*Required work*: Repeat the data word for word. Do not include the pictures.
----
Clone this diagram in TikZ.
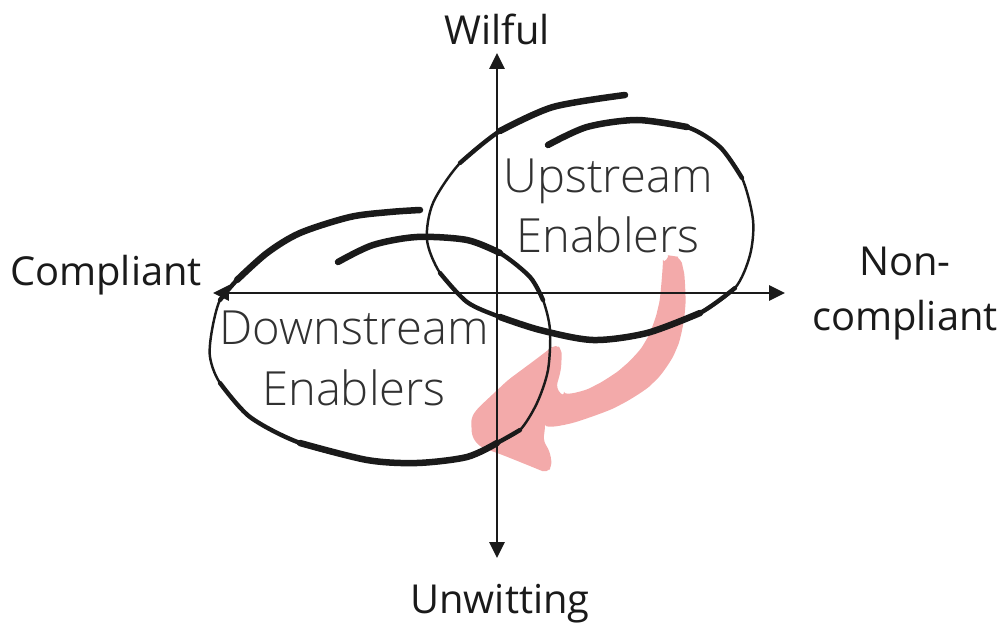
\documentclass[tikz,border=0pt]{standalone}
\usepackage{fontspec}
\setmainfont{Open Sans}
\newfontfamily\lightfont{Open Sans Light}
\usetikzlibrary{arrows.meta}
\definecolor{InkBlack}{HTML}{1A1A1A}
\definecolor{FlowPink}{HTML}{F3AAAA}

\begin{document}
\begin{tikzpicture}[x=0.02cm,y=-0.02cm,
  axislabel/.style={font=\fontsize{22.7}{31}\selectfont,text=InkBlack,align=center,inner sep=0pt,anchor=base},
  looplabel/.style={font=\lightfont\fontsize{26.8}{34.5}\selectfont,text=InkBlack!90,align=center,inner sep=0pt,anchor=base},
  axisline/.style={{Triangle[length=9pt,width=8.5pt]}-{Triangle[length=9pt,width=8.5pt]},line width=1.6pt,InkBlack},
  pen/.style={line width=1.4pt,InkBlack,line join=round},
  brush/.style={line width=2.5pt,InkBlack,line cap=round},
  heavy/.style={line width=3.7pt,InkBlack,line cap=round}
]
\useasboundingbox (0,0) rectangle (1004,628);

\coordinate (ytop) at (497,53);
\coordinate (ybot) at (497,558);
\coordinate (xleft) at (213,293);
\coordinate (xright) at (785,293);

% sweep from upstream down into the downstream loop
\fill[FlowPink,rounded corners=3pt] plot[smooth] coordinates {(663,265) (673,256) (683,268) (685,310) (676,350) (654,382) (620,405) (582,420) (545,430)}
  -- (543,440) -- (550,452) -- (552,466) -- (547,473) -- (525,464) -- (500,454) -- (480,447) -- (472,437)
  -- (471,418) -- (477,409) -- (508,380) -- (535,360) -- (556,344) -- (562,350) -- (561,370) -- (556,388)
  -- plot[smooth] coordinates {(564,397) (594,386) (623,367) (645,342) (658,308) (663,265)} -- cycle;

\draw[axisline] (xleft) -- (xright);
\draw[axisline] (ytop) -- (ybot);

% upstream loop
\draw[pen] plot[smooth] coordinates {(548,145) (587,127) (637,120) (687,127) (720,147) (742,178) (753,220) (750,255) (735,288) (700,313) (647,333) (593,340) (540,330) (500,317) (467,302) (440,273) (427,240) (433,203) (460,163) (500,131) (553,107) (625,95)};
\draw[brush] plot[smooth] coordinates {(548,145) (587,127) (637,120) (687,127) (720,147) (742,178)};
\draw[brush] plot[smooth] coordinates {(735,288) (700,313) (647,333) (593,340) (540,330) (500,317) (467,302) (440,273)};
\draw[brush] plot[smooth] coordinates {(460,163) (500,131) (553,107) (625,95)};
\draw[heavy] plot[smooth] coordinates {(548,145) (587,127) (637,120) (687,127)};
\draw[heavy] plot[smooth] coordinates {(700,313) (647,333) (593,340) (540,330) (500,317)};
\draw[heavy] plot[smooth] coordinates {(500,131) (553,107) (625,95)};

% downstream loop
\draw[pen] plot[smooth] coordinates {(338,262) (373,245) (417,237) (467,240) (500,253) (530,277) (543,300) (550,330) (548,370) (537,403) (520,430) (497,443) (467,457) (417,463) (367,460) (300,443) (250,417) (220,383) (210,357) (212,330) (220,300) (237,280) (267,253) (300,233) (350,217) (390,212) (420,210)};
\draw[brush] plot[smooth] coordinates {(338,262) (373,245) (417,237) (467,240) (500,253) (530,277) (543,300)};
\draw[brush] plot[smooth] coordinates {(520,430) (497,443) (467,457) (417,463) (367,460) (300,443) (250,417) (220,383)};
\draw[brush] plot[smooth] coordinates {(220,300) (237,280) (267,253) (300,233) (350,217) (390,212) (420,210)};
\draw[heavy] plot[smooth] coordinates {(338,262) (373,245) (417,237) (467,240) (500,253)};
\draw[heavy] plot[smooth] coordinates {(497,443) (467,457) (417,463) (367,460) (300,443)};
\draw[heavy] plot[smooth] coordinates {(237,280) (267,253) (300,233) (350,217) (390,212) (420,210)};

\node[axislabel] (wilful) at (497,45) {Wilful};
\node[axislabel] (unwitting) at (500,613) {Unwitting};
\node[axislabel] (compliant) at (106,285) {Compliant};
\node[axislabel] (noncompliant) at (905,330) {Non-\\compliant};
\node[looplabel] (upstream) at (608,253) {Upstream\\Enablers};
\node[looplabel] (downstream) at (354,405) {Downstream\\Enablers};
\end{tikzpicture}
\end{document}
----
*Output for this exercise*:
Clone this diagram in TikZ.
\documentclass[tikz,border=0pt]{standalone}
\usepackage{fontspec}
\setmainfont{Open Sans}
\newfontfamily\lightfont{Open Sans Light}
\usetikzlibrary{arrows.meta}
\definecolor{InkBlack}{HTML}{1A1A1A}
\definecolor{FlowPink}{HTML}{F3AAAA}

\begin{document}
\begin{tikzpicture}[x=0.02cm,y=-0.02cm,
  axislabel/.style={font=\fontsize{22.7}{31}\selectfont,text=InkBlack,align=center,inner sep=0pt,anchor=base},
  looplabel/.style={font=\lightfont\fontsize{26.8}{34.5}\selectfont,text=InkBlack!90,align=center,inner sep=0pt,anchor=base},
  axisline/.style={{Triangle[length=9pt,width=8.5pt]}-{Triangle[length=9pt,width=8.5pt]},line width=1.6pt,InkBlack},
  pen/.style={line width=1.4pt,InkBlack,line join=round},
  brush/.style={line width=2.5pt,InkBlack,line cap=round},
  heavy/.style={line width=3.7pt,InkBlack,line cap=round}
]
\useasboundingbox (0,0) rectangle (1004,628);

\coordinate (ytop) at (497,53);
\coordinate (ybot) at (497,558);
\coordinate (xleft) at (213,293);
\coordinate (xright) at (785,293);

% sweep from upstream down into the downstream loop
\fill[FlowPink,rounded corners=3pt] plot[smooth] coordinates {(663,265) (673,256) (683,268) (685,310) (676,350) (654,382) (620,405) (582,420) (545,430)}
  -- (543,440) -- (550,452) -- (552,466) -- (547,473) -- (525,464) -- (500,454) -- (480,447) -- (472,437)
  -- (471,418) -- (477,409) -- (508,380) -- (535,360) -- (556,344) -- (562,350) -- (561,370) -- (556,388)
  -- plot[smooth] coordinates {(564,397) (594,386) (623,367) (645,342) (658,308) (663,265)} -- cycle;

\draw[axisline] (xleft) -- (xright);
\draw[axisline] (ytop) -- (ybot);

% upstream loop
\draw[pen] plot[smooth] coordinates {(548,145) (587,127) (637,120) (687,127) (720,147) (742,178) (753,220) (750,255) (735,288) (700,313) (647,333) (593,340) (540,330) (500,317) (467,302) (440,273) (427,240) (433,203) (460,163) (500,131) (553,107) (625,95)};
\draw[brush] plot[smooth] coordinates {(548,145) (587,127) (637,120) (687,127) (720,147) (742,178)};
\draw[brush] plot[smooth] coordinates {(735,288) (700,313) (647,333) (593,340) (540,330) (500,317) (467,302) (440,273)};
\draw[brush] plot[smooth] coordinates {(460,163) (500,131) (553,107) (625,95)};
\draw[heavy] plot[smooth] coordinates {(548,145) (587,127) (637,120) (687,127)};
\draw[heavy] plot[smooth] coordinates {(700,313) (647,333) (593,340) (540,330) (500,317)};
\draw[heavy] plot[smooth] coordinates {(500,131) (553,107) (625,95)};

% downstream loop
\draw[pen] plot[smooth] coordinates {(338,262) (373,245) (417,237) (467,240) (500,253) (530,277) (543,300) (550,330) (548,370) (537,403) (520,430) (497,443) (467,457) (417,463) (367,460) (300,443) (250,417) (220,383) (210,357) (212,330) (220,300) (237,280) (267,253) (300,233) (350,217) (390,212) (420,210)};
\draw[brush] plot[smooth] coordinates {(338,262) (373,245) (417,237) (467,240) (500,253) (530,277) (543,300)};
\draw[brush] plot[smooth] coordinates {(520,430) (497,443) (467,457) (417,463) (367,460) (300,443) (250,417) (220,383)};
\draw[brush] plot[smooth] coordinates {(220,300) (237,280) (267,253) (300,233) (350,217) (390,212) (420,210)};
\draw[heavy] plot[smooth] coordinates {(338,262) (373,245) (417,237) (467,240) (500,253)};
\draw[heavy] plot[smooth] coordinates {(497,443) (467,457) (417,463) (367,460) (300,443)};
\draw[heavy] plot[smooth] coordinates {(237,280) (267,253) (300,233) (350,217) (390,212) (420,210)};

\node[axislabel] (wilful) at (497,45) {Wilful};
\node[axislabel] (unwitting) at (500,613) {Unwitting};
\node[axislabel] (compliant) at (106,285) {Compliant};
\node[axislabel] (noncompliant) at (905,330) {Non-\\compliant};
\node[looplabel] (upstream) at (608,253) {Upstream\\Enablers};
\node[looplabel] (downstream) at (354,405) {Downstream\\Enablers};
\end{tikzpicture}
\end{document}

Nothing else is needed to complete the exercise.